L’Allemagne devrait livrer vendredi des chiffres de croissance en berne pour le second trimestre, assombri par les répercussions de la guerre en Ukraine. Une récession semble inévitable dans les prochains mois.
Mais au-delà du trou d’air conjoncturel, c’est le modèle économique de la première puissance européenne qui vacille, estiment les experts.
Fini l’énergie bon marché
“La guerre en Ukraine met fin au modèle économique allemand tel que nous le connaissions”, observent les analystes de la banque ING, citant “importations d’énergie bon marché et exportations industrielles dans un monde de plus en plus globalisé”.
Moins cher à produire et à transporter, le gaz acheté à la Russie a contribué durant des décennies à la prospérité de l’industrie allemande, qui consomme 30% du gaz brûlé en Allemagne.
Plus de la moitié du gaz importé provenait, avant la guerre en Ukraine, de Russie. Cette part est passée depuis à 35%.
Pour s’affranchir totalement du gaz russe –objectif que s’est fixé Berlin pour mi-2024–, l’Allemagne va recourir à des sources d’énergie plus onéreuses — gaz de Norvège, des Pays-bas, gaz naturel liquéfié des Etats-Unis ou du Qatar — ou plus irrégulières avec l’énergie solaire ou éolienne.
– Mondialisation grippée
“Nation exportatrice, l’Allemagne bénéficie plus que les autres du libre-échange. Mais c’est précisément ce qui est en danger”, s’inquiétait en juillet le quotidien Süddeutsche Zeitung.
La pandémie et la guerre en Ukraine ont révélé les vulnérabilités des économies lorsque les chaînes d’approvisionnement se grippent et que des composants cruciaux, tels que les semi-conducteurs, ne peuvent plus être importés.
L’industrie allemande a été particulièrement touchée, en premier lieu le secteur automobile.
Après la cuisante déconvenue russe, la dépendance à la Chine inquiète Berlin : elle n’est “pas saine non plus”, a reconnu le ministre des Finances, le très libéral Christian Lindner.
La Chine est devenue le premier partenaire commercial de l’Allemagne.
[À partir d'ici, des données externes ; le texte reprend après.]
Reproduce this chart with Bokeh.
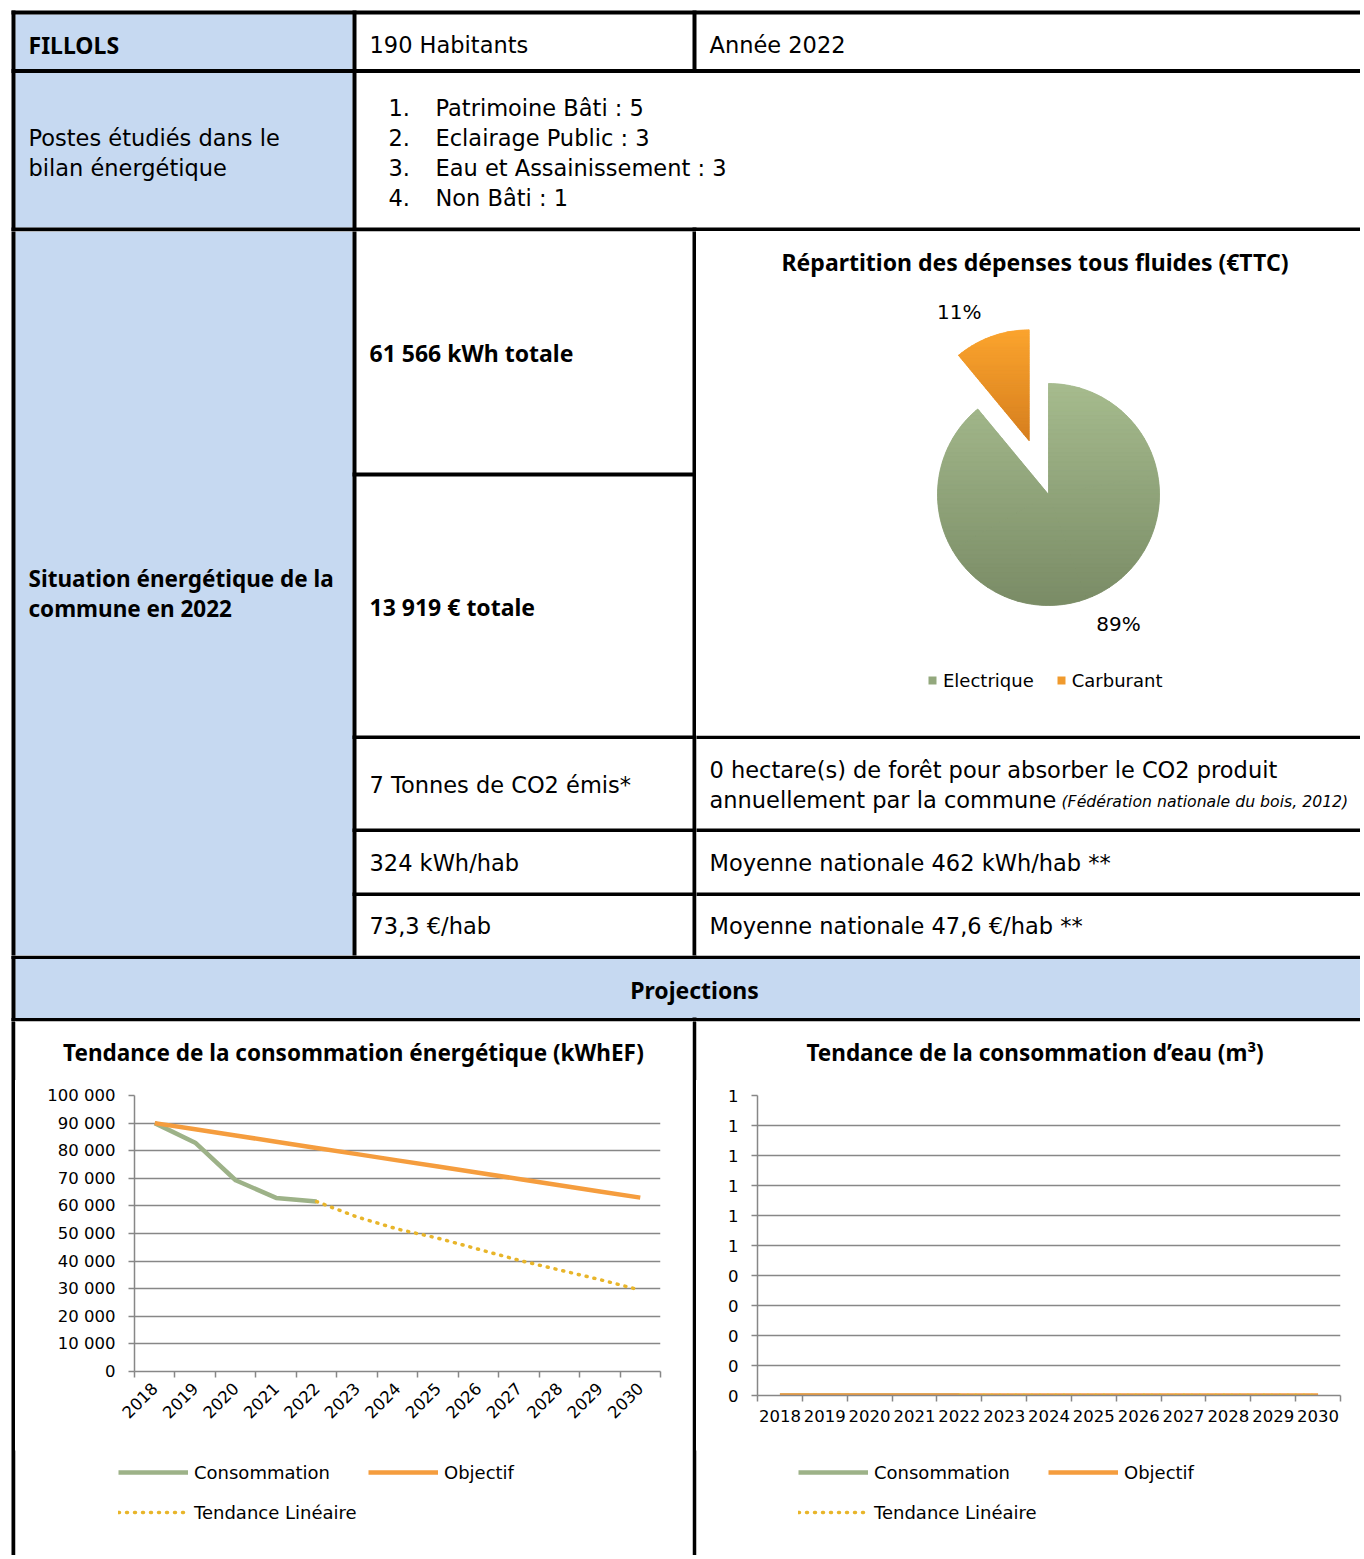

Les échanges entre les deux pays ont encore augmenté de 15,1% sur un an en 2021.
“C’est potentiellement un nouveau risque”, explique l’économiste Claudia Kemfert. Pas aussi important que pour la Russie, selon elle, “mais nous devons nous appuyer davantage sur une économie nationale et renforcer la résilience”.
Cherche salariés désespérément
Occulté par les répercussions de la guerre en Ukraine, le manque de personnel est le problème numéro un de nombreuses entreprises dans un pays à la population vieillissante.
En plus du million de postes vacants actuellement, “l’Allemagne aura besoin de 500 000 travailleurs supplémentaires chaque année au cours des dix prochaines années”, affirme Marcel Fratzscher, président de l’Institut de recherche économique (DIW). Le spécialiste y voit “une menace pour la compétitivité et la prospérité du pays”.
L’équipementier Continental a lancé un cri d’alarme en juillet : l’Allemagne “a un besoin urgent d’une immigration contrôlée”.
Choc d’inflation
La peur de l’inflation, revenue par surprise après des années de prix atones, n’épargne aucun pays de l’UE.
Mais en Allemagne, le traumatisme de l’hyperinflation des années 1920 continue de façonner le débat public.
L’obsession pour la stabilité des prix est aussi liée “au maintien d’une industrie compétitive et d’une nation d’épargnants”, rappelaient récemment deux économistes de l’OFCE.
Au pays de la modération salariale, les revendications se multiplient : le mois de juillet a connu le plus long mouvement social dans les ports allemands depuis 40 ans.
Le syndicat IG Metall réclame des hausses de salaires de 8% pour 3,8 millions de salariés du secteur industriel, les plus fortes depuis 2008.
Et le magazine Spiegel de s’interroger : “Existe-t-il une menace de mouvement des gilets jaunes en Allemagne ?”. “Si la classe moyenne s’effondre, tout peut s’effondrer”, s’inquiète le magazine.
Mirage de la rigueur
Revenir l’an prochain à l’orthodoxie budgétaire, pilier du modèle allemand ? L’objectif martelé par le ministre des Finances est “aussi surprenant qu’irréaliste”, préviennent les économistes d’ING.
Après avoir fait sauter le tabou de la rigueur durant la pandémie de coronavirus, l’Allemagne dépense de nouveau des milliards pour soutenir ménages et entreprises face à la crise énergétique, tandis que sa transition énergétique accélérée implique des investissements colossaux.
“L’Allemagne aura besoin de temps et d’argent”, prévient ING, pour mettre en œuvre des “investissements et des changements structurels aussi déterminés qu’elle l’a exigé des autres pays de la zone euro dans le passé”.